The ceremony kicked off with Brazilian tenor, Saulo Lucas, who was born completely blind, singing a breathtaking rendition of the Brazilian national anthem amidst a backdrop of visual effects and lighting creating various constellations.
Next, rather than the traditional parade of nations like the opening ceremony eleven days earlier, last night, one representative from each of the 160 countries participating in the Rio Paralympics brought out their flag.
Special awards were then presented to U.S. wheelchair athlete, Tatyana McFadden, who won four golds at the Rio 2016 Paralympics, her fourth Paralympics, and Syrian swimmer Ibrahim Al Hussein, who had his right leg amputated in 2013 after being injured by a bomb, and competed in this year’s Games in the 50m and 100m freestyle S10. McFadden and Hussein were given The Whang Youn Dai Award for their outstanding achievements and exemplifying the Paralympic values.

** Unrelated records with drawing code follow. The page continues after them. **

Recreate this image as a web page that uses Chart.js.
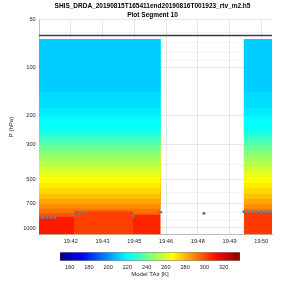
<!DOCTYPE html>
<html lang="en">
    <head>
        <meta charset="UTF-8" />
        <meta name="viewport" content="width=device-width, initial-scale=1.0" />
        <title>Plot Segment 10</title>
        <script src="https://cdn.jsdelivr.net/npm/chart.js"></script>
        <style>
            body { margin: 0; background: #fff; }
            .box { position: absolute; left: 0; width: 300px; }
        </style>
    </head>
    <body>
        <div class="box" style="top: 0; height: 246px"><canvas id="mainChart"></canvas></div>
        <div class="box" style="top: 246px; height: 54px"><canvas id="barChart"></canvas></div>
        <script>
            // x values are minutes after 19:42:00
            const tickMinutes = [0.5, 1.9, 3.3, 4.7, 6.1, 7.5, 8.9];
            const tickLabels = ["19:42", "19:43", "19:45", "19:46", "19:48", "19:49", "19:50"];
            const pressureTicks = [50, 60, 70, 80, 90, 100, 200, 300, 400, 500, 600, 700, 800, 900, 1000];
            const pressureLabels = [50, 100, 200, 300, 500, 700, 1000];

            // two data segments, model temperature profile (K) per layer
            const segStart = [-0.9, 8.13];
            const segEnd = [4.46, 9.37];
            const profileTop = 66.5;
            const layerBottom = [143, 180, 202, 248, 265, 285, 305, 330, 355, 385, 415, 450, 485, 525, 565, 610, 660, 710, 760, 810, 1100];
            const layerTemp = [211, 214, 217, 221, 226, 230, 235, 240, 245, 250, 254, 258, 263, 267, 270, 274, 278, 283, 288, 293, 298];

            // near-surface columns
            const sfcStart = [-0.9, 0.645, 3.243, 8.13];
            const sfcEnd = [0.645, 3.243, 4.46, 9.37];
            const sfcPres = [850, 786, 830, 791];
            const sfcTemp = [309, 302, 307, 303];

            // surface pressure markers
            const obsTime = [-0.896, -0.72, -0.544, -0.367, -0.191, 0.659, 0.835, 1.011, 1.187, 3.256, 4.463, 6.37, 8.131, 8.32, 8.51, 8.7, 8.89, 9.08, 9.27];
            const obsPres = [858, 858, 858, 858, 858, 821, 821, 798, 798, 842, 798, 810, 791, 791, 791, 791, 791, 791, 791];

            const flightPres = 63;
            const cbTicks = [160, 180, 200, 220, 240, 260, 280, 300, 320];
            const tMin = 150;
            const tMax = 337;
            const xMin = -0.9;
            const xMax = 9.37;

            const fontFamily = "'Liberation Sans', Arial, sans-serif";
            const tickFont = { family: fontFamily, size: 5.6 };
            const textColor = "#262626";

            function jet(temp) {
                const t = Math.min(1, Math.max(0, (temp - tMin) / (tMax - tMin)));
                const c = (v) => Math.round(255 * Math.min(1, Math.max(0, v)));
                const r = c(1.5 - Math.abs(4 * t - 3));
                const g = c(1.5 - Math.abs(4 * t - 2));
                const b = c(1.5 - Math.abs(4 * t - 1));
                return "rgb(" + r + "," + g + "," + b + ")";
            }

            const datasets = [];

            datasets.push({
                data: obsTime.map((t, i) => ({ x: t, y: obsPres[i] })),
                showLine: false,
                pointRadius: 1.6,
                pointBorderWidth: 0,
                pointBackgroundColor: "#6f7c8c",
                order: 0,
            });

            datasets.push({
                data: [{ x: xMin, y: flightPres }, { x: xMax, y: flightPres }],
                borderColor: "#3d3d3d",
                borderWidth: 1.6,
                pointRadius: 0,
                order: 1,
            });

            for (let i = 0; i < sfcStart.length; i++) {
                datasets.push({
                    data: [{ x: sfcStart[i], y: 1100 }, { x: sfcEnd[i], y: 1100 }],
                    fill: { value: sfcPres[i] },
                    backgroundColor: jet(sfcTemp[i]),
                    borderColor: "rgba(0,0,0,0)",
                    borderWidth: 0,
                    pointRadius: 0,
                    order: 5,
                });
            }

            for (let s = 0; s < segStart.length; s++) {
                for (let k = 0; k < layerBottom.length; k++) {
                    datasets.push({
                        data: [{ x: segStart[s], y: layerBottom[k] }, { x: segEnd[s], y: layerBottom[k] }],
                        fill: { value: profileTop },
                        backgroundColor: jet(layerTemp[k]),
                        borderColor: "rgba(0,0,0,0)",
                        borderWidth: 0,
                        pointRadius: 0,
                        order: 10 + k,
                    });
                }
            }

            new Chart(document.getElementById("mainChart"), {
                type: "line",
                data: { datasets: datasets },
                options: {
                    animation: false,
                    responsive: true,
                    maintainAspectRatio: false,
                    layout: { padding: { left: 5, right: 0, top: 0, bottom: 0 } },
                    plugins: {
                        legend: { display: false },
                        tooltip: { enabled: false },
                        title: {
                            display: true,
                            text: ["SHIS_DRDA_20190815T165411end20190816T001923_rtv_m2.h5", "Plot Segment 10"],
                            color: "#000",
                            font: { family: fontFamily, size: 6.5, weight: "bold", lineHeight: 1.28 },
                            padding: { top: 2.5, bottom: 0.3 },
                        },
                    },
                    scales: {
                        x: {
                            type: "linear",
                            min: xMin,
                            max: xMax,
                            z: 1,
                            afterBuildTicks: (s) => {
                                s.ticks = tickMinutes.map((v) => ({ value: v }));
                            },
                            afterFit: (s) => {
                                s.height = 11.4;
                            },
                            ticks: {
                                callback: (v, i) => tickLabels[i],
                                font: tickFont,
                                color: textColor,
                                padding: 3,
                                maxRotation: 0,
                                autoSkip: false,
                            },
                            grid: { color: "rgba(38,38,38,0.1)", drawTicks: false },
                            border: { color: "rgba(38,38,38,0.5)", width: 0.6 },
                        },
                        y: {
                            type: "logarithmic",
                            reverse: true,
                            min: 50,
                            max: 1100,
                            z: 1,
                            afterBuildTicks: (s) => {
                                s.ticks = pressureTicks.map((v) => ({ value: v }));
                            },
                            afterFit: (s) => {
                                s.width = 34;
                            },
                            ticks: {
                                callback: (v) => (pressureLabels.includes(v) ? String(v) : ""),
                                font: tickFont,
                                color: textColor,
                                padding: 3.3,
                                autoSkip: false,
                            },
                            grid: {
                                color: (ctx) =>
                                    ctx.tick && pressureLabels.includes(ctx.tick.value)
                                        ? "rgba(38,38,38,0.1)"
                                        : "rgba(38,38,38,0.05)",
                                drawTicks: false,
                            },
                            border: { color: "rgba(38,38,38,0.5)", width: 0.6 },
                            title: {
                                display: true,
                                text: "P (hPa)",
                                color: textColor,
                                font: { family: fontFamily, size: 6 },
                                padding: { top: 3, bottom: 0 },
                            },
                        },
                        yRight: {
                            type: "linear",
                            position: "right",
                            grid: { display: false, drawTicks: false },
                            ticks: { display: false },
                            border: { display: false },
                            afterFit: (s) => {
                                s.width = 28;
                            },
                        },
                    },
                },
            });

            new Chart(document.getElementById("barChart"), {
                type: "bar",
                data: {
                    labels: [""],
                    datasets: [
                        {
                            data: [[tMin, tMax]],
                            backgroundColor: (ctx) => {
                                const area = ctx.chart.chartArea;
                                if (!area) return "#888";
                                const g = ctx.chart.ctx.createLinearGradient(area.left, 0, area.right, 0);
                                g.addColorStop(0, "rgb(0,0,128)");
                                g.addColorStop(0.125, "rgb(0,0,255)");
                                g.addColorStop(0.375, "rgb(0,255,255)");
                                g.addColorStop(0.625, "rgb(255,255,0)");
                                g.addColorStop(0.875, "rgb(255,0,0)");
                                g.addColorStop(1, "rgb(128,0,0)");
                                return g;
                            },
                            borderColor: "#666",
                            borderWidth: 0.5,
                            borderSkipped: false,
                            barPercentage: 1,
                            categoryPercentage: 1,
                        },
                    ],
                },
                options: {
                    indexAxis: "y",
                    animation: false,
                    responsive: true,
                    maintainAspectRatio: false,
                    layout: { padding: { left: 60, right: 60, top: 6.3, bottom: 0 } },
                    plugins: { legend: { display: false }, tooltip: { enabled: false } },
                    scales: {
                        x: {
                            type: "linear",
                            min: tMin,
                            max: tMax,
                            afterBuildTicks: (s) => {
                                s.ticks = cbTicks.map((v) => ({ value: v }));
                            },
                            afterFit: (s) => {
                                s.height = 39.3;
                            },
                            ticks: { font: tickFont, color: textColor, padding: 3, maxRotation: 0, autoSkip: false },
                            grid: { display: false, drawTicks: false },
                            border: { display: false },
                            title: {
                                display: true,
                                text: "Model TAir [K]",
                                color: textColor,
                                font: { family: fontFamily, size: 6 },
                                padding: { top: 0, bottom: 22.4 },
                            },
                        },
                        y: { display: false },
                    },
                },
            });
        </script>
    </body>
</html>
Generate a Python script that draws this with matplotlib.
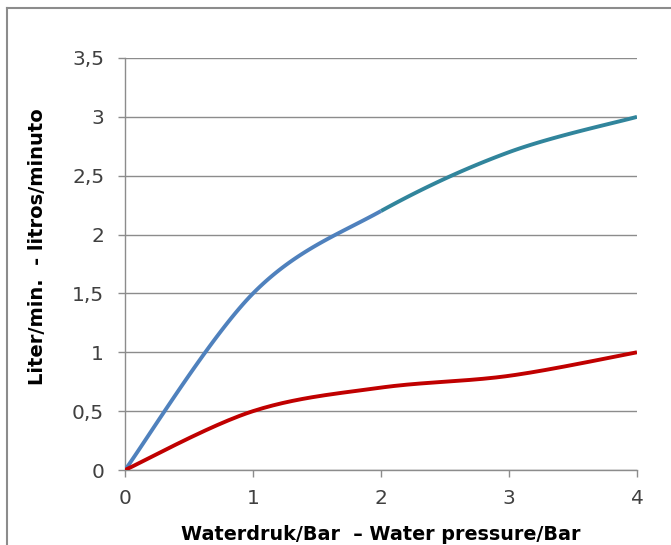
import numpy as np
import matplotlib
matplotlib.use('Agg')
import matplotlib.pyplot as plt
from matplotlib.lines import Line2D
from matplotlib.ticker import FuncFormatter

plt.rcParams['font.family'] = ['DejaVu Sans']

# Water pressure (bar) and flow (litre/min)
pressure = [0, 1, 2, 3, 4]
flow_high = [0, 1.5, 2.2, 2.7, 3.0]
flow_low = [0, 0.5, 0.7, 0.8, 1.0]
y_ticks = [0, 0.5, 1, 1.5, 2, 2.5, 3, 3.5]


def smooth(xs, ys, n=40):
    # Excel-style smoothed line: cubic bezier with 1/6 tangents
    p = np.column_stack([xs, ys]).astype(float)
    p = np.vstack([p[0], p, p[-1]])
    out = []
    t = np.linspace(0, 1, n)[:, None]
    for i in range(1, len(p) - 2):
        p0, p1, p2, p3 = p[i - 1], p[i], p[i + 1], p[i + 2]
        c1 = p1 + (p2 - p0) / 6
        c2 = p2 - (p3 - p1) / 6
        seg = ((1 - t) ** 3) * p1 + 3 * ((1 - t) ** 2) * t * c1 + 3 * (1 - t) * t ** 2 * c2 + t ** 3 * p2
        out.append(seg)
    out = np.vstack(out)
    return out[:, 0], out[:, 1]


fig = plt.figure(figsize=(6.71, 5.45), dpi=100)
ax = fig.add_axes([0.1863, 0.1376, 0.763, 0.756])

hx, hy = smooth(pressure, flow_high)
lx, ly = smooth(pressure, flow_low)
half = len(hx) // 2
ax.plot(hx[:half + 1], hy[:half + 1], color='#4F81BD', lw=2.8, solid_capstyle='butt', zorder=3)
ax.plot(hx[half:], hy[half:], color='#31859C', lw=2.8, solid_capstyle='butt', zorder=3)
ax.plot(lx, ly, color='#C00000', lw=2.8, solid_capstyle='butt', zorder=3)

ax.set_xlim(0, 4)
ax.set_ylim(0, 3.5)
ax.set_xticks(pressure)
ax.set_yticks(y_ticks)
ax.yaxis.set_major_formatter(FuncFormatter(lambda v, pos: ('%g' % v).replace('.', ',')))
ax.grid(axis='y', color='#8C8C8C', lw=1)
ax.set_axisbelow(True)
for s in ['top', 'right']:
    ax.spines[s].set_visible(False)
for s in ['left', 'bottom']:
    ax.spines[s].set_color('#8C8C8C')
    ax.spines[s].set_linewidth(1)
ax.tick_params(axis='both', direction='out', length=5, width=1, color='#8C8C8C',
               labelsize=14.5, labelcolor='#404040')
ax.tick_params(axis='y', pad=10)
ax.tick_params(axis='x', pad=9)

ax.set_xlabel('Waterdruk/Bar  \u2013 Water pressure/Bar', fontsize=13.8, fontweight='bold', labelpad=12)
ax.set_ylabel('Liter/min.  - litros/minuto', fontsize=14, fontweight='bold', labelpad=18)
ax.yaxis.label.set_y(0.541)

# chart frame edges visible in the crop
fig.add_artist(Line2D([7 / 671, 7 / 671], [0, 1 - 8 / 545], color='#8C8C8C', lw=1.5))
fig.add_artist(Line2D([7 / 671, 1], [1 - 8 / 545, 1 - 8 / 545], color='#8C8C8C', lw=1.5))

fig.savefig('out.png', dpi=100)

A tribute to the 15,000 Rio 2016 volunteers was followed by the handover to the next host city, Tokyo. Rio Mayor Eduardo Paes handed the Paralympic flag to International Paralympic Committee president Sir Philip Craven, who then handed it to Tokyo governor, Yuriko Koike.
Sir Craven then took to the stage along with Rio 2016 president, Carlos Nuzman. “We inspired fans all over the world…The best fans on the planet are Cariocas – they are Brazilian!” said Nuzman proudly.
The celebration turned momentarily somber as Sir Craven then led a moment of silence in tribute to Iranian cyclist Bahman Golbarnezhad who suffered a fatal bike crash while competing on Saturday, September 17th.
The somber tone gave way to cheers as Sir Craven announced that he was awarding Rio de Janeiro the Paralympic Order award, the highest award the body can bestow. “You defied expectations and turned ill found pity into pride, you are now heroes and role models for sports fans around the world,” exclaimed Sir Craven. “You should all be proud.”
The cavalcade of Brazilian pop stars who performed during the celebration included Nação Zumbi, Vanessa da Mata, Céu, Saulo Fernandes, Dream Team do Passinho, Nego do Borel, Gaby Amarantos, and maybe the biggest of them all, Ivete Sangalo, who closed out the celebration in spectacular fashion.
With the Paralympics concluded, the final medal tally had China sitting atop the medals table with 239 medals, including 107 golds. Great Britain was next with 147 medals and 64 golds.
The Ukraine just edged ahead of the U.S. for third place with 117 medals and 41 golds against the U.S.’s 115 medals and forty golds.
Host nation Brazil finished eighth in the medal table with 72 medals and fourteen golds.